Insomma è impossibile raccontare tutto in un blog, anche se questo format mi dà l’impressione di parlare ad alta voce, di raccontare, con un bicchiere di vodka (o d’acqua, che è lo stesso) davanti.

Ma la Triennale si è sommata ad altri incontri, anche casalinghi, al riconoscimento di una “modalità” (si dirà così?) che sta facendo irruzione (oppure scivola dentro, chissà) nella nostra vita – di certo nella mia – una nuova medialità che modificherà, cambiando forse anche i modi di sentire e di vedere, di certo modificando le percezioni.
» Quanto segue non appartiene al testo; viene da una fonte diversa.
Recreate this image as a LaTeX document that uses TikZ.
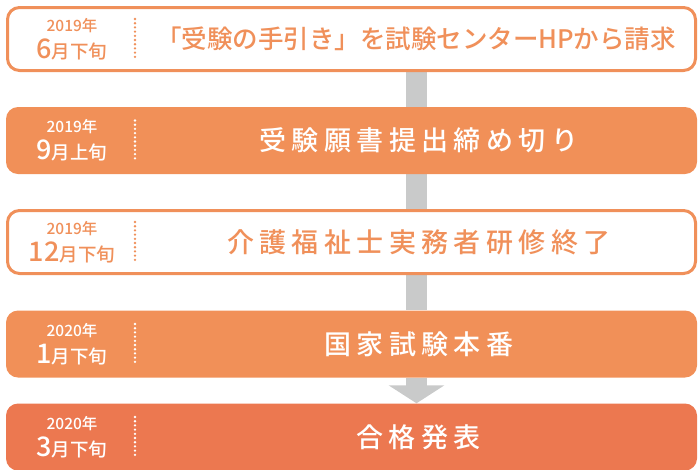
\documentclass[tikz,border=0pt]{standalone}
\usepackage{fontspec}
\setmainfont{Noto Sans CJK JP}[UprightFont=* Medium]
\newfontfamily\jpwide{Noto Sans CJK JP}[UprightFont=* Medium, LetterSpace=20]
\usetikzlibrary{arrows.meta,backgrounds}

\definecolor{lineorange}{HTML}{F0905A}
\definecolor{boxorange}{HTML}{F19058}
\definecolor{lastorange}{HTML}{EC7850}
\definecolor{bargray}{HTML}{C9CACA}

\begin{document}
\begin{tikzpicture}[x=1pt, y=-1pt]
        \tikzstyle{open}=[rectangle, rounded corners=12pt, draw=lineorange, line width=3pt, fill=white, minimum width=688pt, minimum height=63pt, inner sep=0pt]
        \tikzstyle{full}=[rectangle, rounded corners=12pt, fill=boxorange, minimum width=691pt, minimum height=67pt, inner sep=0pt]
        \tikzstyle{yr}=[inner sep=0pt, font=\fontsize{15.5}{15.5}\selectfont]
        \tikzstyle{mo}=[inner sep=0pt, font=\fontsize{18.5}{18.5}\selectfont]
        \tikzstyle{big}=[inner sep=0pt, font=\fontsize{25.5}{25.5}\selectfont]
        \tikzstyle{wide}=[inner sep=0pt, xshift=2.7pt, text=white, font=\jpwide\fontsize{27}{27}\selectfont]
        \tikzstyle{sep}=[line width=2.6pt, line cap=round, dash pattern=on 0pt off 4.2pt]
        \tikzstyle{bar}=[draw=bargray, line width=21pt]

        \useasboundingbox (0,0) rectangle (698,469);
        \clip (0,0) rectangle (698,469);

        % Boxes
        \node[open] (b1) at (351.5,39) {};
        \node[full] (b2) at (351.5,140.5) {};
        \node[open] (b3) at (351.5,242) {};
        \node[full] (b4) at (351.5,344) {};
        \node[full, fill=lastorange] (b5) at (351.5,437) {};

        % Grey line behind the boxes
        \coordinate (sp) at (416.5,0);
        \begin{scope}[on background layer]
            \draw[bar] (b1.south -| sp) -- (b2.north -| sp);
            \draw[bar] (b2.south -| sp) -- (b3.north -| sp);
            \draw[bar] (b3.south -| sp) -- (b4.north -| sp);
            \draw[bar, -{Triangle[width=55pt, length=18pt]}]
                (b4.south -| sp) -- (b5.north -| sp);
        \end{scope}

        % Dates
        \node[yr, text=lineorange] (y1) at (72,26) {2019年};
        \node[mo, text=lineorange, anchor=base] (m1) at (72,58) {{\fontsize{27}{27}\selectfont 6}月下旬};
        \node[yr, text=white] (y2) at (72,127) {2019年};
        \node[mo, text=white, anchor=base] (m2) at (72,159) {{\fontsize{27}{27}\selectfont 9}月上旬};
        \node[yr, text=lineorange] (y3) at (72,229) {2019年};
        \node[mo, text=lineorange, anchor=base] (m3) at (72,261) {{\fontsize{27}{27}\selectfont 12}月下旬};
        \node[yr, text=white] (y4) at (72,331) {2020年};
        \node[mo, text=white, anchor=base] (m4) at (72,363) {{\fontsize{27}{27}\selectfont 1}月下旬};
        \node[yr, text=white] (y5) at (72,424) {2020年};
        \node[mo, text=white, anchor=base] (m5) at (72,456) {{\fontsize{27}{27}\selectfont 3}月下旬};

        % Dotted separators
        \draw[sep, lineorange] (135,19) -- (135,60);
        \draw[sep, white] (135,120.5) -- (135,161.5);
        \draw[sep, lineorange] (135,222) -- (135,263);
        \draw[sep, white] (135,324) -- (135,365);
        \draw[sep, white] (135,417) -- (135,458);

        % Steps
        \node[big, text=lineorange] (t1) at (416,39) {「受験の手引き」を試験センターHPから請求};
        \node[wide] (t2) at (416,140.5) {受験願書提出締め切り};
        \node[wide, text=lineorange] (t3) at (416,242) {介護福祉士実務者研修終了};
        \node[wide] (t4) at (416,344) {国家試験本番};
        \node[wide] (t5) at (416,437) {合格発表};
\end{tikzpicture}
\end{document}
Nello stesso ‘girone’ c’è un bel po’ di paesaggi e di habitat natura (ancora e nonostante tutti i miopi in circolazione). Ed è come se questi due contesti (attenzione: non si tratta di contrapposizioni tra città/tecnologia e natura/paradiso perdente) fossero due vite che procedono in parallelo, portando alla luce storie che scorrono una accanto all’altra.